Fran Walsh's face could light a parade route. Now, if the sun hits his image just right, it will brighten a church.
Mr. Walsh played St. Patrick in the annual Downtown parade for about 20 years, wearing homemade vestments and carrying a crosier crafted from an antique coat tree. With a big bearded grin under his tall green miter, he'd work both sides of Fifth Avenue, shaking hands.
Even near death with melanoma, the retired city school teacher marched last year, his cousins from Chicago, nieces, nephews and grandchildren trailing behind. When he got home to Brookline that day, he lay on the floor with his legs upon the couch, just as he had after so many Pittsburgh Marathons and Great Races he had run, and told his wife, Lois, "I don't feel any worse than if I had just finished the Great Race.''
Mr. Walsh died less than two months later at 75.
His buddies in the Allegheny County Ancient Order of Hibernians came up with a fitting tribute for his zeal. When they commissioned Nick Parrendo, the stained-glass artist, to create windows for Old St. Patrick Church in the Strip District, they had Mr. Parrendo make the fifth-century saint look like the Fifth Avenue fixture, Mr. Walsh himself.
A Mass to bless the windows of St. Patrick and St. Brigid will be celebrated by Bishop Paul Bradley in the little Liberty Avenue church tomorrow at noon.
The parish goes back to 1808, and this church is actually the fourth St. Patrick's, dedicated March 17, 1936, the same day as the big flood, though the waters never reached the church. Maybe they were awed by the pastor, the Rev. James Cox, famous for organizing soup kitchens, distributing coal and leading 25,000 jobless men from the Strip District to the front of the White House.
Unsurprisingly, a church with such humble roots never had stained glass windows. Stephen Wayhart, one of the leaders of the Old St. Patrick's renovation committee and the Hibernians' $25,000 fund-raising effort, said the big windows in back had been "frosted glass like in your bathroom, like a really bad bathroom.''
No more. Mr. Parrendo, 77, who has fashioned stained-glass iconography for area churches since 1950, has created high windows of rich greens and dark blues honoring Ireland's patron saints. St. Patrick's life is depicted from the time he was kidnapped and taken to Ireland to tend sheep, to the time when he held the shamrock to explain the holy trinity.

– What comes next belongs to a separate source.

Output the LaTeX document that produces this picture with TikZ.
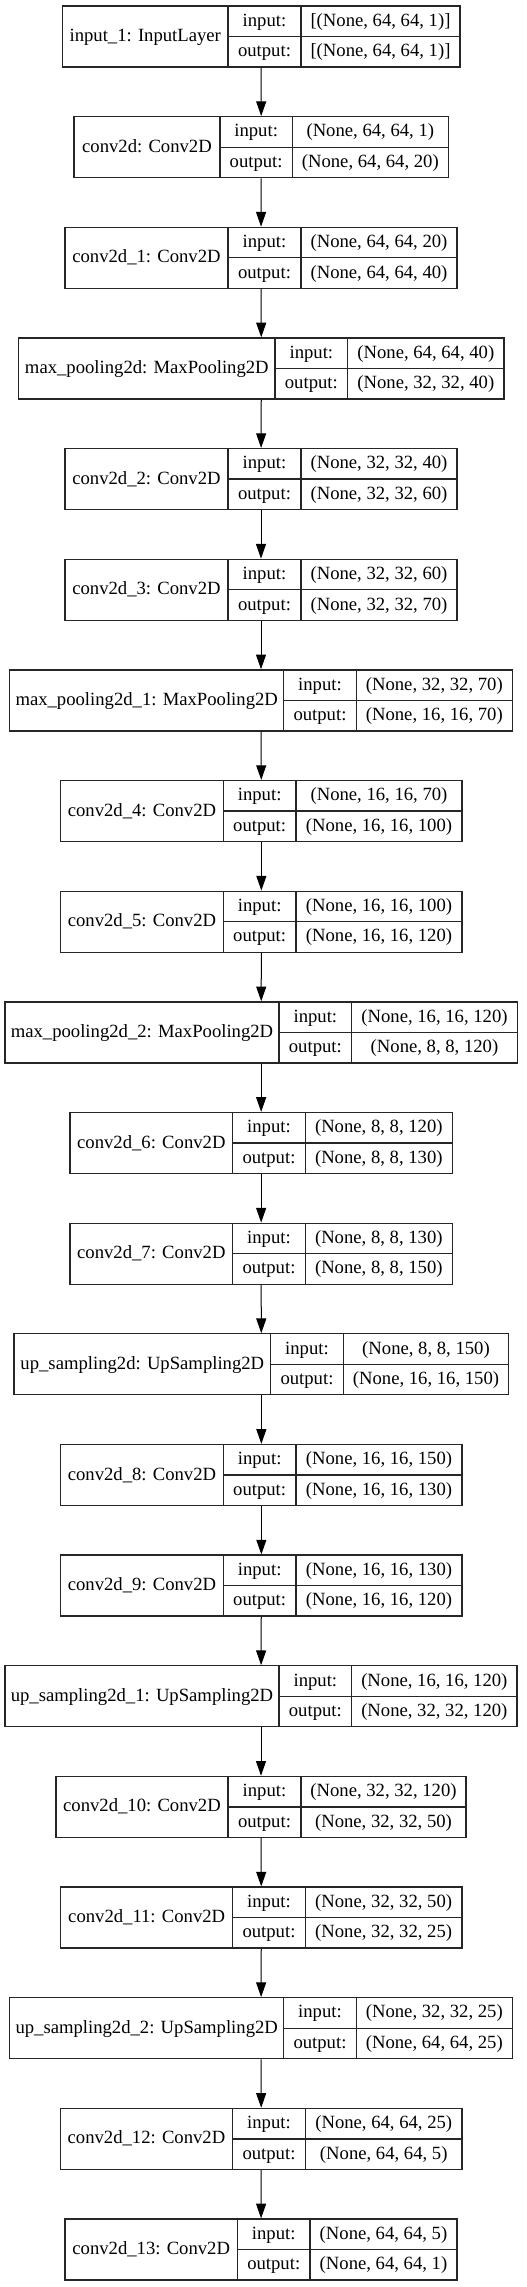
\documentclass[tikz,border=0pt]{standalone}
\usepackage{fontspec}
\setmainfont{Liberation Serif}
\usetikzlibrary{arrows.meta,positioning}

% one layer record: name, top, left, first bar, second bar, right, label, in, out
\newcommand{\layer}[9]{%
  \node[layerbox, minimum width={(#6-#3)*0.75pt}] (#1) at ({(#3+#6)/2},{#2+30.5}) {};
  \draw[divider] (#4,#2) -- (#4,{#2+61}) (#5,#2) -- (#5,{#2+61})
    (#4,{#2+30.5}) -- (#6,{#2+30.5});
  \node[celltext] (#1-name) at ({(#3+#4)/2},{#2+30.5}) {#7};
  \node[celltext] (#1-in) at ({(#4+#5)/2},{#2+15.25}) {input:};
  \node[celltext] (#1-out) at ({(#4+#5)/2},{#2+45.75}) {output:};
  \node[celltext] (#1-inv) at ({(#5+#6)/2},{#2+15.25}) {#8};
  \node[celltext] (#1-outv) at ({(#5+#6)/2},{#2+45.75}) {#9};
}

\begin{document}
\begin{tikzpicture}[x=0.75pt,y=-0.75pt,
  layerbox/.style={draw=black!85,line width=1pt,inner sep=0pt,minimum height=45.75pt},
  divider/.style={draw=black!85,line width=1pt},
  celltext/.style={inner sep=0pt,text height=10.5pt,text depth=3pt,
    font=\fontsize{14pt}{16pt}\selectfont},
  flow/.style={-{Triangle[length=11pt,width=7.5pt]},line width=0.75pt}]
  \useasboundingbox (0,0) rectangle (527,2287);

  \layer{inp}{6}{62.5}{228}{301}{460}{input\_1: InputLayer}{[(None, 64, 64, 1)]}{[(None, 64, 64, 1)]}
  \layer{conv0}{116.7}{74}{220}{292.3}{448.3}{conv2d: Conv2D}{(None, 64, 64, 1)}{(None, 64, 64, 20)}
  \layer{conv1}{227.3}{65}{228}{301}{457}{conv2d\_1: Conv2D}{(None, 64, 64, 20)}{(None, 64, 64, 40)}
  \layer{pool0}{338}{18.7}{275}{347.7}{504}{max\_pooling2d: MaxPooling2D}{(None, 64, 64, 40)}{(None, 32, 32, 40)}
  \layer{conv2}{448.6}{65}{228}{301}{457}{conv2d\_2: Conv2D}{(None, 32, 32, 40)}{(None, 32, 32, 60)}
  \layer{conv3}{559.3}{65}{228}{301}{457}{conv2d\_3: Conv2D}{(None, 32, 32, 60)}{(None, 32, 32, 70)}
  \layer{pool1}{669.9}{9.7}{283.7}{356.3}{512.3}{max\_pooling2d\_1: MaxPooling2D}{(None, 32, 32, 70)}{(None, 16, 16, 70)}
  \layer{conv4}{780.6}{60.7}{223.3}{296}{462}{conv2d\_4: Conv2D}{(None, 16, 16, 70)}{(None, 16, 16, 100)}
  \layer{conv5}{891.2}{60.7}{223.3}{296}{462}{conv2d\_5: Conv2D}{(None, 16, 16, 100)}{(None, 16, 16, 120)}
  \layer{pool2}{1001.9}{5}{279}{351.7}{517.3}{max\_pooling2d\_2: MaxPooling2D}{(None, 16, 16, 120)}{(None, 8, 8, 120)}
  \layer{conv6}{1112.5}{70}{232.7}{305.3}{452.3}{conv2d\_6: Conv2D}{(None, 8, 8, 120)}{(None, 8, 8, 130)}
  \layer{conv7}{1223.2}{70}{232.7}{305.3}{452.3}{conv2d\_7: Conv2D}{(None, 8, 8, 130)}{(None, 8, 8, 150)}
  \layer{up0}{1333.8}{14}{270.7}{343.3}{508.7}{up\_sampling2d: UpSampling2D}{(None, 8, 8, 150)}{(None, 16, 16, 150)}
  \layer{conv8}{1444.5}{60.7}{223.3}{296}{462}{conv2d\_8: Conv2D}{(None, 16, 16, 150)}{(None, 16, 16, 130)}
  \layer{conv9}{1555.1}{60.7}{223.3}{296}{462}{conv2d\_9: Conv2D}{(None, 16, 16, 130)}{(None, 16, 16, 120)}
  \layer{up1}{1665.8}{5}{279}{351.7}{517}{up\_sampling2d\_1: UpSampling2D}{(None, 16, 16, 120)}{(None, 32, 32, 120)}
  \layer{conv10}{1776.4}{56}{228}{301}{466}{conv2d\_10: Conv2D}{(None, 32, 32, 120)}{(None, 32, 32, 50)}
  \layer{conv11}{1887.1}{60.7}{232.7}{305.3}{462}{conv2d\_11: Conv2D}{(None, 32, 32, 50)}{(None, 32, 32, 25)}
  \layer{up2}{1997.7}{9.7}{283.7}{356.3}{512.3}{up\_sampling2d\_2: UpSampling2D}{(None, 32, 32, 25)}{(None, 64, 64, 25)}
  \layer{conv12}{2108.4}{60.5}{232.5}{305.5}{462}{conv2d\_12: Conv2D}{(None, 64, 64, 25)}{(None, 64, 64, 5)}
  \layer{conv13}{2219}{65}{237.5}{310}{457}{conv2d\_13: Conv2D}{(None, 64, 64, 5)}{(None, 64, 64, 1)}

  \foreach \a/\b in {inp/conv0,conv0/conv1,conv1/pool0,pool0/conv2,conv2/conv3,
    conv3/pool1,pool1/conv4,conv4/conv5,conv5/pool2,pool2/conv6,conv6/conv7,
    conv7/up0,up0/conv8,conv8/conv9,conv9/up1,up1/conv10,conv10/conv11,
    conv11/up2,up2/conv12,conv12/conv13}
    \draw[flow] (\a) -- (\b);
\end{tikzpicture}
\end{document}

Mr. Wayhart and Denny Donnelly, president of the county AOH, took me from the church to Hunt Stained Glass Studios on the South Side where I met owner Nick Parrendo. He started pushing a broom there in June 1950 for 75 cents an hour. He long since has become both a scholar and artist, researching the saints in his studio library before grabbing a charcoal pencil. He works standing up, sketching on paper that he tapes to a tall roll of canvas, which he can spin like the cloth towel in an old-style dispenser.
"I do some reading and then I start moving the pencil over the shape,'' he tells me as he traces. "Then I throw some color on. That's all you do, and look, all of a sudden, here's a face already.''
Mr. Parrendo makes it sound easy, and his multi-level shop has a casual organization that seems the echo of a creative mind. When the Hibernians met him in his shop the first time, they knew they had their man.
Inner-city parishes have a tough go nowadays; Old St. Patrick's merged with nearby St. Stanislaus Kostka in 1993, and the little church's only regular Masses are Mondays and Thursdays at 12:10 p.m. Its postcard-perfect churchyard is kept trim only through the volunteer efforts of parishioner Dan Yates.
Such churches have been known to close, yet to a man, Mr. Wayhart said, the Hibernians believed in this cause. They have a long tradition of gifting windows, and they'd already had the church painted a couple of years back.
"Where's your heritage?'' Mr. Wayhart asked as we stood in the church. "How do you preserve that and protect it for the future? You have to start here.''
Mr. Walsh, who loved a good crowd, should get a fine one tomorrow.